Читателю может показаться, что мы целиком ушли от реальности и погрузились в дебри академических споров, однако это ощущение иллюзорно. За каждым из только что перечисленных краеугольных аксиом неокейнсианской экономической теории (нейтральность денег, идея нормы в суверенном долге, уровень банковских резервов и проч.) в реальной экономической политике государств закреплен набор жестких монетаристских мер, который формирует наш мир таким, каким мы его сегодня знаем. Стоит лишь разрушить святую веру в непогрешимость этой теории, как радикальному пересмотру придется подвергнуть и весь регуляционный набор инструментов по управлению реальной экономикой. Чего стоит одно только представление ММТ о 15–триллионном долговом бремени США как о позитивном признаке участия федерального правительства в развитии экономической жизни нации! Долговом бремени, которое к тому же еще и легко устраняется одной записью в бухгалтерской книге.
В своем обзоре я затронул лишь самую вершину айсберга альтернативных экономических теорий, адаптация которых в реальной жизни могла бы до неузнаваемости изменить наш мир. К великому сожалению, политическое влияние всей совокупности этих теорий не достигает и доли того влияния, каким пользуются неокейнсианцы среди властей предержащих.
Судя по всему, в сложившемся status quo ничего не изменится до тех пор, пока не случится одно из двух: либо наступит окончательный коллапс мировой экономики, либо пройдет достаточно времени для полной смены поколений. Остается лишь догадываться, какое из событий произойдет первым!
______________________________
- В русскоязычном контексте, скорее всего, читателю встретится транскрипция «Грегори Манкью», но мне как-то комфортнее произносить имя профессора в соответствии с его родовой (украинской) традицией: Григорій Манків.
- Джон Мейнард Кейнс (1883–1946) — английский экономист, считающийся одним из основателей макроэкономики как самостоятельной науки. В 1925 году женился на русской балерине Лидии Лопуховой. В конце 1920–х и в 1930–е годы неоднократно приезжал с визитами в СССР.
- Точно определить невозможно по причине все той же дерегуляции, которая вывела из‑под контроля деривативы на триллионы долларов.
- От англ. — профессорско-преподавательский состав.
- По словам режиссера Чарльза Фергусона, получившего за свою работу Оскара в 2010 году, фильм повествует о «систематическом подкупе Соединенных Штатов, который ведется индустрией финансовых услуг, и последствиях этой систематической коррупции».
- От англ. — слишком большие компании, чтобы допустить их разорение.
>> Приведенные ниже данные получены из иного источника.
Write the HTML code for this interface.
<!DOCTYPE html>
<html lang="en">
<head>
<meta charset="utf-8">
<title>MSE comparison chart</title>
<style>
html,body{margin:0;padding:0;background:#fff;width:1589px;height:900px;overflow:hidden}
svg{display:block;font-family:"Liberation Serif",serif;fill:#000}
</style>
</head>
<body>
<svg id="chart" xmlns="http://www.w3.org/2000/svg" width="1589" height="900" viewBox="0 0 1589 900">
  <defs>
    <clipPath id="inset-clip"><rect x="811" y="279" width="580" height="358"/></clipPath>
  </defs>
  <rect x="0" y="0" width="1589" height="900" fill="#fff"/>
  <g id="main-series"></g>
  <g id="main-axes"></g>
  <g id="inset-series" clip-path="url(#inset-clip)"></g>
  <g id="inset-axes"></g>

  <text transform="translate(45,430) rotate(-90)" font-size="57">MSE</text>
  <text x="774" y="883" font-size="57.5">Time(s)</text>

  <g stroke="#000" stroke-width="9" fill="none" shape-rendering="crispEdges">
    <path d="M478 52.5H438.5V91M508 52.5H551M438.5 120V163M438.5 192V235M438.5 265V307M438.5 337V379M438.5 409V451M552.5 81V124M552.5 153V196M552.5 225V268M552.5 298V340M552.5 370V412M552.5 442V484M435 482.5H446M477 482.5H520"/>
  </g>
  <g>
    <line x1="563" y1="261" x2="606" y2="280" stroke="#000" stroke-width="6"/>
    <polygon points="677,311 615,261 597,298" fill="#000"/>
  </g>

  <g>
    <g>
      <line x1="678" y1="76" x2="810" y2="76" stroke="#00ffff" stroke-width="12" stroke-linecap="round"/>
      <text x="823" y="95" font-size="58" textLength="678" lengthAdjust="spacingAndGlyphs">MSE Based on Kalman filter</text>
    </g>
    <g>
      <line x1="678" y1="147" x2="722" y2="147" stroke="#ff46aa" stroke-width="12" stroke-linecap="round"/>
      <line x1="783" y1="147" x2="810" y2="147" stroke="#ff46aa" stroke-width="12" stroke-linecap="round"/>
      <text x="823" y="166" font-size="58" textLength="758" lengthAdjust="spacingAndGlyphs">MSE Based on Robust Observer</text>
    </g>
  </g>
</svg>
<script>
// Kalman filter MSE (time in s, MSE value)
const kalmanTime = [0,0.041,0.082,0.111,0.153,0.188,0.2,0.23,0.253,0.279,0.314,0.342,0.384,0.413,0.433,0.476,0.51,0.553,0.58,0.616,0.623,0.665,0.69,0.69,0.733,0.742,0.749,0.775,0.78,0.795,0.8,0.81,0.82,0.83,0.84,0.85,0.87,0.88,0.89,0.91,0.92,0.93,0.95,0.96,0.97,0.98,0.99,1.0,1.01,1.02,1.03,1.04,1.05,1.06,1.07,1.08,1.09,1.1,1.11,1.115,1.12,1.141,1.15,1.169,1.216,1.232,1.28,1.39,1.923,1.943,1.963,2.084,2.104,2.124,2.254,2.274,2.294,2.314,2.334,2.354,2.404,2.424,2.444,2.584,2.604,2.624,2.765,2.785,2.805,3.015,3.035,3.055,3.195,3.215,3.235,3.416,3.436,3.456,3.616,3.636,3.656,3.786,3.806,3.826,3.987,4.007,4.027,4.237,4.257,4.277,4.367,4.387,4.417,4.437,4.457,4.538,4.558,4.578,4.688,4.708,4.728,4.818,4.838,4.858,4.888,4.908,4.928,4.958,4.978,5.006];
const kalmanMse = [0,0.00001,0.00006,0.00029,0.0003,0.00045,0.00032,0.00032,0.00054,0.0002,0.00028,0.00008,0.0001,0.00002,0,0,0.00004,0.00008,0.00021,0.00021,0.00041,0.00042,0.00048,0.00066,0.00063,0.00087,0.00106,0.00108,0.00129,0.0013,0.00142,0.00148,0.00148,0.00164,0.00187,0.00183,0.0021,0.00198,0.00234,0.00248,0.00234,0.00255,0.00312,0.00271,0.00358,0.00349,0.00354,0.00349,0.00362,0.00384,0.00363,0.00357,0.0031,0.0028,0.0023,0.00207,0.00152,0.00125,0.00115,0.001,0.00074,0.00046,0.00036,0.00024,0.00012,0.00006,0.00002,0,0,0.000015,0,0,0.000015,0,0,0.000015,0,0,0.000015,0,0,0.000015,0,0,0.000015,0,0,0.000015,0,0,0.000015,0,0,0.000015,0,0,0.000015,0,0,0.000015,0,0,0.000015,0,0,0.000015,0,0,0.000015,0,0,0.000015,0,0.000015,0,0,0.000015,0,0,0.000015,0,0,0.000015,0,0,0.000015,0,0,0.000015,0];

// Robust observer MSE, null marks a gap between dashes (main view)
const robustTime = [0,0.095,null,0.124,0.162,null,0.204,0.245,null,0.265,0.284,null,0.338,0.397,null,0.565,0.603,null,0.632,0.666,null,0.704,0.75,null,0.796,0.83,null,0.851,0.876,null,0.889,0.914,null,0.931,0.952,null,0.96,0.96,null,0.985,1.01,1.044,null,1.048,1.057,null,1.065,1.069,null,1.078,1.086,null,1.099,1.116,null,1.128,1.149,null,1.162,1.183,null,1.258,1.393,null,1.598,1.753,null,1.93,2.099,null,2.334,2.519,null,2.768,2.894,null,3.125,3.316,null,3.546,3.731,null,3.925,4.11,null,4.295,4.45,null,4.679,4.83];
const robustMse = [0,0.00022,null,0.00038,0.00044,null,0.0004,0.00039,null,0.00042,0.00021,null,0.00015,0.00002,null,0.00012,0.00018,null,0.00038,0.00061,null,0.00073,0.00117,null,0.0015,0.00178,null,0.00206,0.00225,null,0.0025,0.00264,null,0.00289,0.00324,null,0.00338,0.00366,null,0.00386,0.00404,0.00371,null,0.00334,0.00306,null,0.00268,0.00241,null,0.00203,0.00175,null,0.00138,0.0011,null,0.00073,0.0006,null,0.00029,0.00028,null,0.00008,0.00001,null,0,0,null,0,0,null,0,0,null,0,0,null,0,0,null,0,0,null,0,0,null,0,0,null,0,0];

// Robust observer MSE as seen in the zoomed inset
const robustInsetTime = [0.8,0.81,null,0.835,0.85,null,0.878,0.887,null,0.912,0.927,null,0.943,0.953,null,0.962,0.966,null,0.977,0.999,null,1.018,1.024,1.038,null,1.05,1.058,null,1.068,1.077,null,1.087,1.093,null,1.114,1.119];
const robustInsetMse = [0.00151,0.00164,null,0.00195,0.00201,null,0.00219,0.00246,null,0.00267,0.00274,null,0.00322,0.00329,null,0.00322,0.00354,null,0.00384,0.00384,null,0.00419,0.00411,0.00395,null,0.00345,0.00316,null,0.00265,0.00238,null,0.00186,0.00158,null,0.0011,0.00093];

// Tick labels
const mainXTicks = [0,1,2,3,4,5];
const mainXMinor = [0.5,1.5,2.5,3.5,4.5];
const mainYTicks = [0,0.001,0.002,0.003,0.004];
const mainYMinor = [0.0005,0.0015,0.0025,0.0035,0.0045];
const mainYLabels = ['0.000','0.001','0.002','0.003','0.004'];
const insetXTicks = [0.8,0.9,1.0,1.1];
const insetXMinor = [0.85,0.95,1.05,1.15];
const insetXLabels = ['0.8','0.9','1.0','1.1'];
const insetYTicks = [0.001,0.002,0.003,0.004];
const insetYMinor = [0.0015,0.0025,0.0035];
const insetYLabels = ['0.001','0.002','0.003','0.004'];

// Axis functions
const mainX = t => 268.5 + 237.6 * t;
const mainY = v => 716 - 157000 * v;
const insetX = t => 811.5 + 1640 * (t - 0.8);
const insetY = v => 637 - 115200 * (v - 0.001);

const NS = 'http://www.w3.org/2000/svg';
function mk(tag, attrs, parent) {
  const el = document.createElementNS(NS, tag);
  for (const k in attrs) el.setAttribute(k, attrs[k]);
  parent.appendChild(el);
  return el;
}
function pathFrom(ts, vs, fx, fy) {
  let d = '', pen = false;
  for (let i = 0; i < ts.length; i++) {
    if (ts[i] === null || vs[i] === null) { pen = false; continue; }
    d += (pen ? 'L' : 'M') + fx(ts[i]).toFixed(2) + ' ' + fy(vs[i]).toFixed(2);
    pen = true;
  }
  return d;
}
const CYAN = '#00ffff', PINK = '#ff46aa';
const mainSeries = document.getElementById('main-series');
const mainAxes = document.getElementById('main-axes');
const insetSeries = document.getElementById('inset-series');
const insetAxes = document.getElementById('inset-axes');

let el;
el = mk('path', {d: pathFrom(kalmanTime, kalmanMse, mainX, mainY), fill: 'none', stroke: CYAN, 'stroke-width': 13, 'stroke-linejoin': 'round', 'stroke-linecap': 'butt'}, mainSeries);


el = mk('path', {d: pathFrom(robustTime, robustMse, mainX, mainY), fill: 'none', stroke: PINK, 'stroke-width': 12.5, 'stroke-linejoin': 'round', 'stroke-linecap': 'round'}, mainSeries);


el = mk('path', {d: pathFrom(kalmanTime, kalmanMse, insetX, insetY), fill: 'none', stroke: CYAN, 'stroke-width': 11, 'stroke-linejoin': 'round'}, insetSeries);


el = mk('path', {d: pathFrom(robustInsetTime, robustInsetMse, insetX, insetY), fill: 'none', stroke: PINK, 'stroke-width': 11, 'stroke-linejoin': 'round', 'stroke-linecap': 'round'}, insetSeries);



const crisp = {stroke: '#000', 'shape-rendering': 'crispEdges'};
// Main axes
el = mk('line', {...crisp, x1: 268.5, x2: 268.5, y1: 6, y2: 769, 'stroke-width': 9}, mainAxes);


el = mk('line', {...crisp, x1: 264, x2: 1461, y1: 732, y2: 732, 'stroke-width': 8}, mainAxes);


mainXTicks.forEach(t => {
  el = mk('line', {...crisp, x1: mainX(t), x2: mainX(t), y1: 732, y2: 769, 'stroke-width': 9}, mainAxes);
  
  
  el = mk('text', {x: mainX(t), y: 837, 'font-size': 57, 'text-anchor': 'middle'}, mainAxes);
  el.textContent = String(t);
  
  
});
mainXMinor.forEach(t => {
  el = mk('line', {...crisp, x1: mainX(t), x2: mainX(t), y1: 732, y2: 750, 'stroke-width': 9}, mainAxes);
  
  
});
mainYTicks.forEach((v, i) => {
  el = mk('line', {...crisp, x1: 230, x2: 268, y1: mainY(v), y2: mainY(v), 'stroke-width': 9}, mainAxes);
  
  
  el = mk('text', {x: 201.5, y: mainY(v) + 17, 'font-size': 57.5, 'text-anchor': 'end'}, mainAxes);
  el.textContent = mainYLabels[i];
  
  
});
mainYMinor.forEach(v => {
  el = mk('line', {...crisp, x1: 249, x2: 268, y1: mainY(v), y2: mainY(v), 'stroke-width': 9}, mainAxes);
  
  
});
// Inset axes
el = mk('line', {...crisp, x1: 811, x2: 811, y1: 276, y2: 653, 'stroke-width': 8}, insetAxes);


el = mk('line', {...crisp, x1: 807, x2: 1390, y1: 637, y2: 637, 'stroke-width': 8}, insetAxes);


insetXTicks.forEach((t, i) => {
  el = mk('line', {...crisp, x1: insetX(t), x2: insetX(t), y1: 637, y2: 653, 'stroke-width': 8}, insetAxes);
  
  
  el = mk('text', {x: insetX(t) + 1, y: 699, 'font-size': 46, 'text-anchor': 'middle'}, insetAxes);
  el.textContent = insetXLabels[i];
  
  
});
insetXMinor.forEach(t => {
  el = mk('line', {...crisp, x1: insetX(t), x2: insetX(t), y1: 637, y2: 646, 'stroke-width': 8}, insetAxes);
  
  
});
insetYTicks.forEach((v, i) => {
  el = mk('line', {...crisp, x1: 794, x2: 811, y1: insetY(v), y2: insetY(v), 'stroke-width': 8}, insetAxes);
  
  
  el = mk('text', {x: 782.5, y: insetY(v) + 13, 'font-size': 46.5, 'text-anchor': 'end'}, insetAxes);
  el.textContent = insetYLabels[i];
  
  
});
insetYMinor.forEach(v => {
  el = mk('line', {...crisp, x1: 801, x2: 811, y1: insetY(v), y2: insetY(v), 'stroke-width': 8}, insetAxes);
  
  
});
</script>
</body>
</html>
- Подробности исландской экономической саги вы найдете в моих эссе «Перебранка Локи» (Московский Бизнес-журнал. — 2008. — №23–24. — С. XXVIII), «Формула Тора» (Бизнес-журнал. — 2008. — №23–24. — С. 76) и «Исландская тишина» (Бизнес-журнал. — 2011. — №12. — С. 106).
- Хайман Мински (1919–1996) — американский экономист, которого принято относить к представителям монетарного посткейнсианства.
- В английском оригинале — perfect markets, perfect competition и т. д.
- Теория МСТ была разработана итальянскими и французскими экономистами в первые годы после окончания Второй мировой войны, а затем получила развитие в работах Аугусто Грациани. Стивен Кин использовал основные положения теоретической модели МСТ для анализа современных экономических проблем и критики неоклассицизма.
- Нейтральность денег (англ. — neutrality of money) — положение, согласно которому количество денег, обращающихся в экономике, может влиять только на цены (то есть на инфляцию), но не на такие реальные переменные, как инвестиции или уровень занятости. Эффект Фишера — уравнение, предложенное Ирвингом Фишером, в котором номинальная процентная ставка выводится из суммы реальной процентной ставки и темпа инфляции. МСТ оспаривает эту зависимость, поскольку отрицает саму идею нейтральности, утверждая прямое влияние денежной массы на функционирование всей экономики, а не только на уровень цен.